Hence the actual question is what is the right way to solve the problem with the following constrains. There are 3 (1 HW and 2 SW) solutions.

  • option 1 (HW): Use smart NIC or network Appliance offload card, that can ingress the traffic and does reassembly for fragmented before sending to Host Server
  • option 2 (SW): Disable RSS and use single RX queue. Check packet is fragment or not. If yes, reassemble and then use rte_flow_distributor or rte_eventdev with atomic flow to spread traffic to worker cores.
  • option 3 (SW): Disable RSS, but use n + 1 RX queues and n SW ring . By default all packets will be received on queue 0. Based on JHASH (for SW RSS) add rte_flow rules pinning the flows to queues 1 to (n + 1).

Assuming you can not change the NIC, my recommendation is option-2 with evenetdev for the following reasons.

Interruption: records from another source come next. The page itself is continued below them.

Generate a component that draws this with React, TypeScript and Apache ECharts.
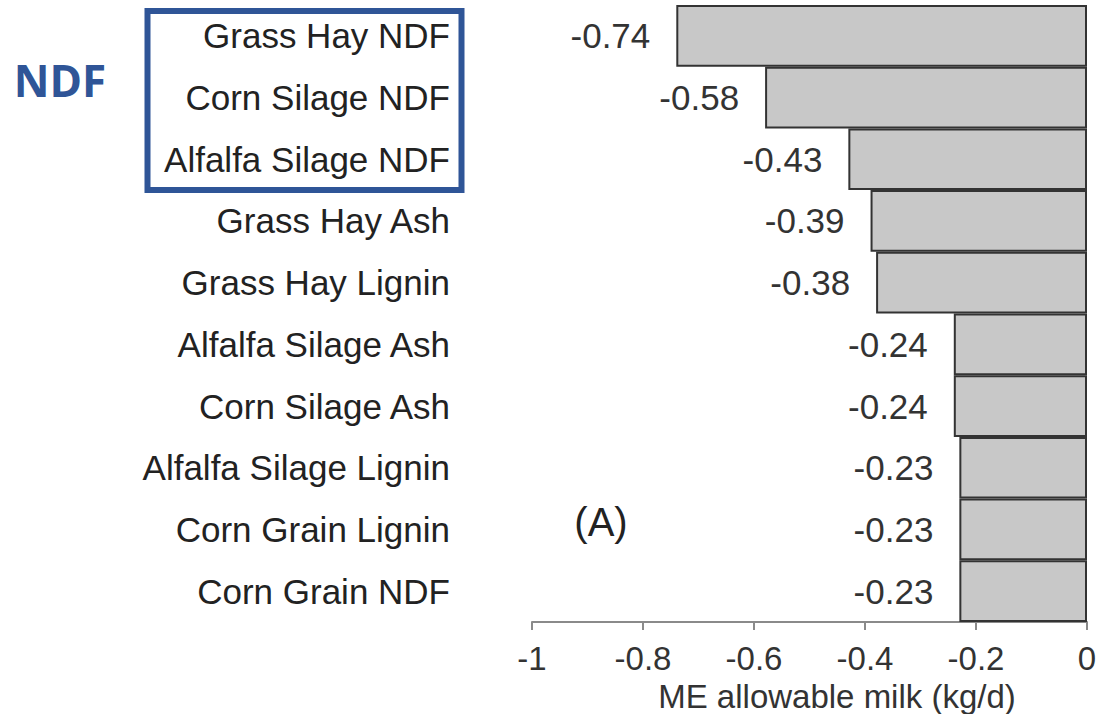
import React, { useEffect, useRef } from "react";
import * as echarts from "echarts";

const categories = [
  "Grass Hay NDF",
  "Corn Silage NDF",
  "Alfalfa Silage NDF",
  "Grass Hay Ash",
  "Grass Hay Lignin",
  "Alfalfa Silage Ash",
  "Corn Silage Ash",
  "Alfalfa Silage Lignin",
  "Corn Grain Lignin",
  "Corn Grain NDF",
];
const values = [-0.74, -0.58, -0.43, -0.39, -0.38, -0.24, -0.24, -0.23, -0.23, -0.23];
const axisTitle = "ME allowable milk (kg/d)";
const panelLabel = "(A)";
const groupLabel = "NDF";

const FONT = "'Liberation Sans', Arial, Helvetica, sans-serif";

export default function App() {
  const ref = useRef<HTMLDivElement>(null);
  useEffect(() => {
    if (!ref.current) return;
    const chart = echarts.init(ref.current, null, { renderer: "svg" });
    chart.setOption({
      animation: false,
      backgroundColor: "#ffffff",
      grid: {
        left: 532,
        right: 12,
        top: 5,
        bottom: 92,
        containLabel: false,
        outerBoundsMode: "none",
      },
      xAxis: {
        type: "value",
        min: -1,
        max: 0,
        interval: 0.2,
        splitLine: { show: false },
        axisLine: { show: true, lineStyle: { color: "#8a8a8a", width: 2 } },
        axisTick: { show: true, length: 8, lineStyle: { color: "#8a8a8a", width: 2 } },
        axisLabel: { fontSize: 33, color: "#333", fontFamily: FONT, margin: 20 },
        name: axisTitle,
        nameLocation: "middle",
        nameGap: 46,
        nameTextStyle: {
          fontSize: 33,
          color: "#333",
          fontFamily: FONT,
          padding: [0, 0, 0, 55],
        },
      },
      yAxis: {
        type: "category",
        data: categories,
        inverse: true,
        axisLine: { show: false },
        axisTick: { show: false },
        splitLine: { show: false },
        axisLabel: { fontSize: 35, color: "#222", fontFamily: FONT, margin: 82 },
      },
      series: [
        {
          type: "bar",
          data: values,
          barWidth: "100%",
          barCategoryGap: 0,
          itemStyle: { color: "#c8c8c8", borderColor: "#333", borderWidth: 2 },
          label: {
            show: true,
            position: "left",
            distance: 26,
            fontSize: 35,
            color: "#333",
            fontFamily: FONT,
            formatter: (p: any) => String(p.value),
          },
        },
      ],
      graphic: [
        {
          type: "rect",
          shape: { x: 147.5, y: 11, width: 314, height: 179 },
          style: { fill: "none", stroke: "#2f5597", lineWidth: 6 },
        },
        {
          type: "text",
          x: 60,
          y: 80,
          style: {
            text: groupLabel,
            fill: "#2f5597",
            font: "bold 44px 'Open Sans', 'Noto Sans', sans-serif",
            textAlign: "center",
            textVerticalAlign: "middle",
          },
        },
        {
          type: "text",
          x: 601,
          y: 522,
          style: {
            text: panelLabel,
            fill: "#222",
            font: `40px ${FONT}`,
            textAlign: "center",
            textVerticalAlign: "middle",
          },
        },
      ],
    });
    return () => chart.dispose();
  }, []);
  return <div ref={ref} style={{ width: 1099, height: 714, position: "absolute", left: 0, top: 0 }} />;
}
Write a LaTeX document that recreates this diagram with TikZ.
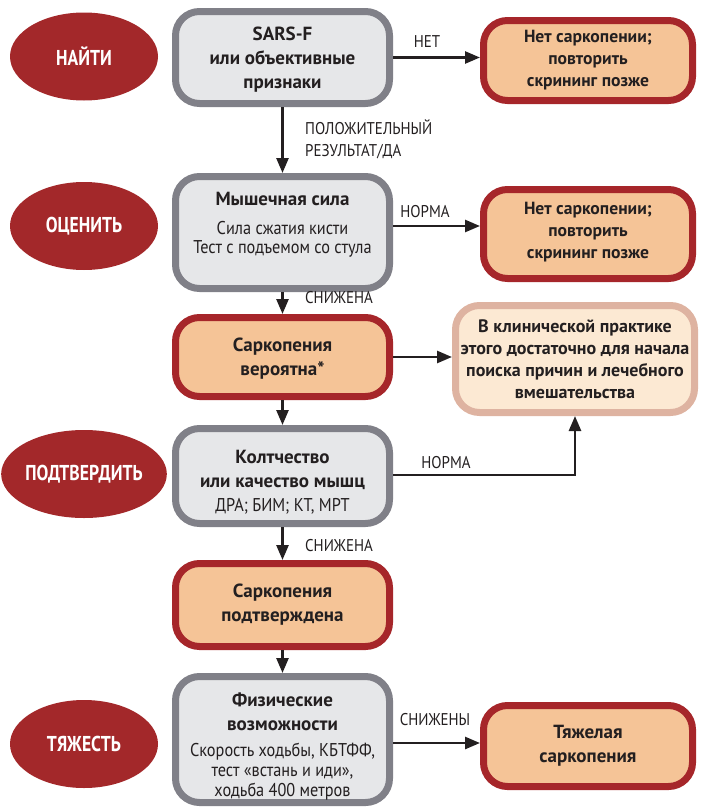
\documentclass[tikz,border=0pt]{standalone}
\usepackage{fontspec}
\setmainfont{PT Sans}
\newfontfamily\condfont{PT Sans}[FakeStretch=0.82]
\newfontfamily\semicond{PT Sans}[FakeStretch=0.88]
\usetikzlibrary{arrows.meta,shapes.geometric}
\definecolor{stagered}{HTML}{A3282A}
\definecolor{boxred}{HTML}{A6262A}
\definecolor{fillorange}{HTML}{F5C497}
\definecolor{boxgray}{HTML}{808088}
\definecolor{fillgray}{HTML}{E6E7E9}
\definecolor{boxpink}{HTML}{DEB3A1}
\definecolor{fillcream}{HTML}{FCE9D3}
\definecolor{txt}{HTML}{231F20}
\tikzset{
  basebox/.style={rounded corners=24pt, line width=7pt, inner sep=0pt, align=center, text=txt,
    font=\bfseries\fontsize{19}{24}\selectfont},
  graybox/.style={basebox, draw=boxgray, fill=fillgray},
  redbox/.style={basebox, draw=boxred, fill=fillorange},
  pinkbox/.style={basebox, draw=boxpink, fill=fillcream, font=\bfseries\fontsize{18}{22}\selectfont},
  stage/.style={ellipse, fill=stagered, text=white, minimum width=148pt, minimum height=88pt,
    inner sep=0pt, font=\condfont\bfseries\fontsize{21.5}{22}\selectfont},
  flow/.style={line width=2.6pt, draw=txt, -{Triangle[length=15pt,width=12pt]}},
  lbl/.style={text=txt, font=\semicond\fontsize{17}{22}\selectfont, inner sep=0pt, align=left},
  rfont/.style={font=\bfseries\fontsize{17.6}{22}\selectfont}
}
\newcommand{\sub}[1]{{\semicond\mdseries\fontsize{18.5}{19}\selectfont #1}}
\begin{document}
\begin{tikzpicture}[x=1pt,y=-1pt]
\useasboundingbox (0,0) rectangle (702,811);
% stages
\node[stage] (find) at (84,56.5) {НАЙТИ};
\node[stage] (assess) at (84,226) {ОЦЕНИТЬ};
\node[stage] (confirm) at (84,474) {ПОДТВЕРДИТЬ};
\node[stage] (severity) at (84,744) {ТЯЖЕСТЬ};
% main column
\node[graybox, minimum width=214pt, minimum height=92pt] (sars) at (282.5,57.5)
  {\rule{0pt}{18pt}SARS-F\\или объективные\\признаки};
\node[graybox, minimum width=214pt, minimum height=112pt] (musc) at (282.5,232.5)
  {Мышечная сила\\[5pt]\sub{Сила сжатия кисти}\\[-5pt]\sub{Тест с подъемом со стула}\rule[-19pt]{0pt}{0pt}};
\node[redbox, minimum width=214pt, minimum height=79pt] (prob) at (282.5,357)
  {\rule{0pt}{17pt}Саркопения\\вероятна*};
\node[graybox, minimum width=214pt, minimum height=95pt] (qty) at (282.5,476)
  {\rule{0pt}{26pt}Колтчество\\или качество мышц\\\sub{ДРА; БИМ; КТ, МРТ}};
\node[redbox, minimum width=214pt, minimum height=83pt] (conf) at (282.5,605)
  {Саркопения\\подтверждена};
\node[graybox, minimum width=214pt, minimum height=126pt] (phys) at (282.5,739.5)
  {\rule{0pt}{27pt}Физические\\возможности\\[2pt]\sub{Скорость ходьбы, КБТФФ,}\\[-4pt]\sub{тест «встань и иди»,}\\[-4pt]\sub{ходьба 400 метров}};
% right column
\node[redbox, rfont, minimum width=209pt, minimum height=80pt] (no1) at (588,60.5)
  {Нет саркопении;\\повторить\\скрининг позже};
\node[redbox, rfont, minimum width=209pt, minimum height=89pt] (no2) at (588,234)
  {Нет саркопении;\\повторить\\скрининг позже\rule[-8pt]{0pt}{0pt}};
\node[pinkbox, minimum width=239pt, minimum height=107pt] (clin) at (575,359)
  {В клинической практике\\этого достаточно для начала\\поиска причин и лечебного\\вмешательства};
\node[redbox, minimum width=209pt, minimum height=81pt] (sev) at (588,746)
  {Тяжелая\\саркопения};
% connectors
\draw[flow] (sars.east) -- (no1.west |- sars.east);
\node[lbl] (l1) at (427,42) {НЕТ};
\draw[flow] (sars.south) -- (musc.north);
\node[lbl, anchor=west] (l2) at (305,139) {ПОЛОЖИТЕЛЬНЫЙ\\РЕЗУЛЬТАТ/ДА};
\draw[flow] (musc.east |- 0,226) -- (no2.west |- 0,226);
\node[lbl] (l3) at (425,212) {НОРМА};
\draw[flow] (musc.south) -- (prob.north);
\node[lbl, anchor=west] (l4) at (305,298) {СНИЖЕНА};
\draw[flow] (prob.east) -- (clin.west |- prob.east);
\draw[flow] (prob.south) -- (qty.north);
\coordinate (bend) at (575,475);
\draw[flow] (qty.east |- bend) -- (bend) -- (clin.south);
\node[lbl] (l5) at (446,463) {НОРМА};
\draw[flow] (qty.south) -- (conf.north);
\node[lbl, anchor=west] (l6) at (305,546) {СНИЖЕНА};
\draw[flow] (conf.south) -- (phys.north);
\draw[flow] (phys.east |- 0,743) -- (sev.west |- 0,743);
\node[lbl] (l7) at (435,720) {СНИЖЕНЫ};
\end{tikzpicture}
\end{document}
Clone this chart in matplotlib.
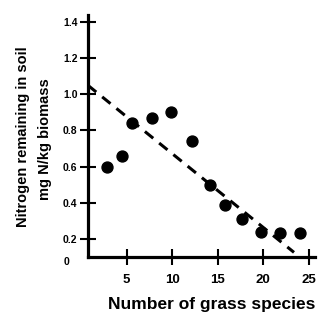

  1. It is much easier and simpler to allow either HW or SW DLB (eventdev) to spread traffic across multiple cores.
  2. rte_flow_distributor is similar to HW RSS where static pinning will lead to congestion and packet drops.
  3. Unlike option-3 one need not maintain state flow table to keep track of the flows.

How to achieve the same.

  1. Use dpdk example code skeleton to create basic port initialization.
  2. enable DPDK rte_ethdev for PTYPES to identify if IP, non-IP, IP fragmented without parsing the Frame and payload.
  3. check packets are fragmented by using RTE_ETH_IS_IPV4_HDR and rte_ipv4_frag_pkt_is_fragmented for ipv4 and RTE_ETH_IS_IPV6_HDR and rte_ipv6_frag_get_ipv6_fragment_header for ipv6 (refer DPDK example ip_reassembly).
  4. extract SRC-IP, DST-IP, SRC-PORT, DST-PORT (in case if packet is not SCTP, UDP or TCP set src port and dst port as 0) and use rte_hash_crc_2byte. This will ensure it is symmetric hash (SW RSS).
  5. Then feed the packet with the hash value to eventdev stage or flow distributor stage (refer eventdev_pipeline or distributor).

Note:

  • each worker core will be running business logic.
  • On broadwell Xeon core can handle around 30Mpps.
  • On icelake Xeon core can handle around 100Mpps.